In our architectural pursuits, we often seem to be in search of
something newer, grander, or more efficient--and this phenomenon is
not novel. In the spring of 1910 hundreds of workers labored day
and night to demolish the Gillender Building in New York, once the
loftiest office tower in the world, in order to make way for a
taller skyscraper. The New York Times puzzled over those who would
sacrifice the thirteen-year-old structure, "as ruthlessly as though
it were some ancient shack." In New York alone, the Gillender
joined the original Grand Central Terminal, the Plaza Hotel, the
Western Union Building, and the Tower Building on the list of just
one generation's razed metropolitan monuments.
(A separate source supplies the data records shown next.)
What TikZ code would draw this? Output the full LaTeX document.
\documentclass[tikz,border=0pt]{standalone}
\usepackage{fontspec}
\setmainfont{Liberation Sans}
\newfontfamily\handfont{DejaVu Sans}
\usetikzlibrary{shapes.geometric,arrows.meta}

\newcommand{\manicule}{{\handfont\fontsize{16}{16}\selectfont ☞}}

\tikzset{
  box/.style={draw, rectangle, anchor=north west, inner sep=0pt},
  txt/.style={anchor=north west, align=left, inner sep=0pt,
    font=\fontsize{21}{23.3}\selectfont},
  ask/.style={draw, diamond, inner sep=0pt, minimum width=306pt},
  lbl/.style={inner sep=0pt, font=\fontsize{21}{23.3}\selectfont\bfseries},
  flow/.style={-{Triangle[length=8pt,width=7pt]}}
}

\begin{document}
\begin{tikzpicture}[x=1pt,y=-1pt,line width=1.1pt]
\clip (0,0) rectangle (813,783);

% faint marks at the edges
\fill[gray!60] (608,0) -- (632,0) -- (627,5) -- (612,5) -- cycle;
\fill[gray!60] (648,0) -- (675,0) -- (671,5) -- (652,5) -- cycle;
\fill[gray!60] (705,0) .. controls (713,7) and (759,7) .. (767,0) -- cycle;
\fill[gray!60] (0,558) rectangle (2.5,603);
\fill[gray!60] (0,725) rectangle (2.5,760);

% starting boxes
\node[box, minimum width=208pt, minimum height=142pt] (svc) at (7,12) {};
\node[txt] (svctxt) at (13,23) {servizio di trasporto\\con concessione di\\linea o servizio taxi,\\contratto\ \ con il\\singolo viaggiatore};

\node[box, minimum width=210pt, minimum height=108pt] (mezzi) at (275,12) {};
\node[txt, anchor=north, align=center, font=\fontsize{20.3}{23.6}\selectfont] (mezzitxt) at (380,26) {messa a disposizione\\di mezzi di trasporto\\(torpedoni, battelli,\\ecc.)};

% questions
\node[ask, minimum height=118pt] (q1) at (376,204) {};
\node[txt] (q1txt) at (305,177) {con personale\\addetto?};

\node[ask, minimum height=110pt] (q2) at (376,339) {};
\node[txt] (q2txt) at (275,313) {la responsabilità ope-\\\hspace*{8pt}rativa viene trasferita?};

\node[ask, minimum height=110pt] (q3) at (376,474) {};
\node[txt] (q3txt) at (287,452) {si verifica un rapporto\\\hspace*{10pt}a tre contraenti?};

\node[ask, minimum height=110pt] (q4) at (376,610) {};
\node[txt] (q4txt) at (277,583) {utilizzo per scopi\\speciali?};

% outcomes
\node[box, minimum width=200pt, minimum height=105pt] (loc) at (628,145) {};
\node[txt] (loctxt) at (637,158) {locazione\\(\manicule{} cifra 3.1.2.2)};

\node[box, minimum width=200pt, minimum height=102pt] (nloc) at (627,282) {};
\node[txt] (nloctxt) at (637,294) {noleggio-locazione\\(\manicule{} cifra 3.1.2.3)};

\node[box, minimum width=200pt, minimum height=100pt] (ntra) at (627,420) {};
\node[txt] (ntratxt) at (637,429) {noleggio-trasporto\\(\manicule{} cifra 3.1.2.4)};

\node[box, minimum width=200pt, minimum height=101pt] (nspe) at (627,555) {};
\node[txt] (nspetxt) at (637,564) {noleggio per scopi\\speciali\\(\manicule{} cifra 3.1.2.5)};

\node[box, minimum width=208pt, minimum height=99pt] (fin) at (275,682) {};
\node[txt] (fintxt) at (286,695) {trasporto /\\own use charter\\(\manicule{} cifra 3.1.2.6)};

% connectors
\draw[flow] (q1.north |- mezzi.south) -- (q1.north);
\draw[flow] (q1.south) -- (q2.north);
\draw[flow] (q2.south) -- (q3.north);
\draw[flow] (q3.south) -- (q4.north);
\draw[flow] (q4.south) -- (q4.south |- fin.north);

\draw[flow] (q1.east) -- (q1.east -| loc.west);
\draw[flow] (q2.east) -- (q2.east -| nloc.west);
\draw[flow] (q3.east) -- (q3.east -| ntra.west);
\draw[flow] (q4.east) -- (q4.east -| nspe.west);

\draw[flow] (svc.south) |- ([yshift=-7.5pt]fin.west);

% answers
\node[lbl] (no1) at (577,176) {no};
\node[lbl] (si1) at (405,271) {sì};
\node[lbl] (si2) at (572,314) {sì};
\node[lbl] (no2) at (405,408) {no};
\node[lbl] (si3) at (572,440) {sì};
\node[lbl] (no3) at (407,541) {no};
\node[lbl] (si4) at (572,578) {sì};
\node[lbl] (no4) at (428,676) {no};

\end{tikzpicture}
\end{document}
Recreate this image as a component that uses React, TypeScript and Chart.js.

In the innovative
and wide-ranging Obsolescence, Daniel M. Abramson investigates this
notion of architectural expendability and the logic by which
buildings lose their value and utility. The idea that the new
necessarily outperforms and makes superfluous the old, Abramson
argues, helps people come to terms with modernity and capitalism's
fast-paced change. Obsolescence, then, gives an unsettling
experience purpose and meaning. Belief in obsolescence, as Abramson
shows, also profoundly affects architectural design. In the 1960s,
many architects worldwide accepted the inevitability of
obsolescence, experimenting with flexible, modular designs, from
open-plan schools, offices, labs, and museums to vast
megastructural frames and indeterminate building complexes. Some
architects went so far as to embrace obsolescence's liberating
promise to cast aside convention and habit, envisioning expendable
short-life buildings that embodied human choice and freedom.
Others, we learn, were horrified by the implications of this
ephemerality and waste, and their resistance eventually set the
stage for our turn to sustainability--the conservation rather than
disposal of resources. Abramson's fascinating tour of our idea of
obsolescence culminates in an assessment of recent manifestations
of sustainability, from adaptive reuse and historic preservation to
postmodernism and green design, which all struggle to comprehend
and manage the changes that challenge us on all sides.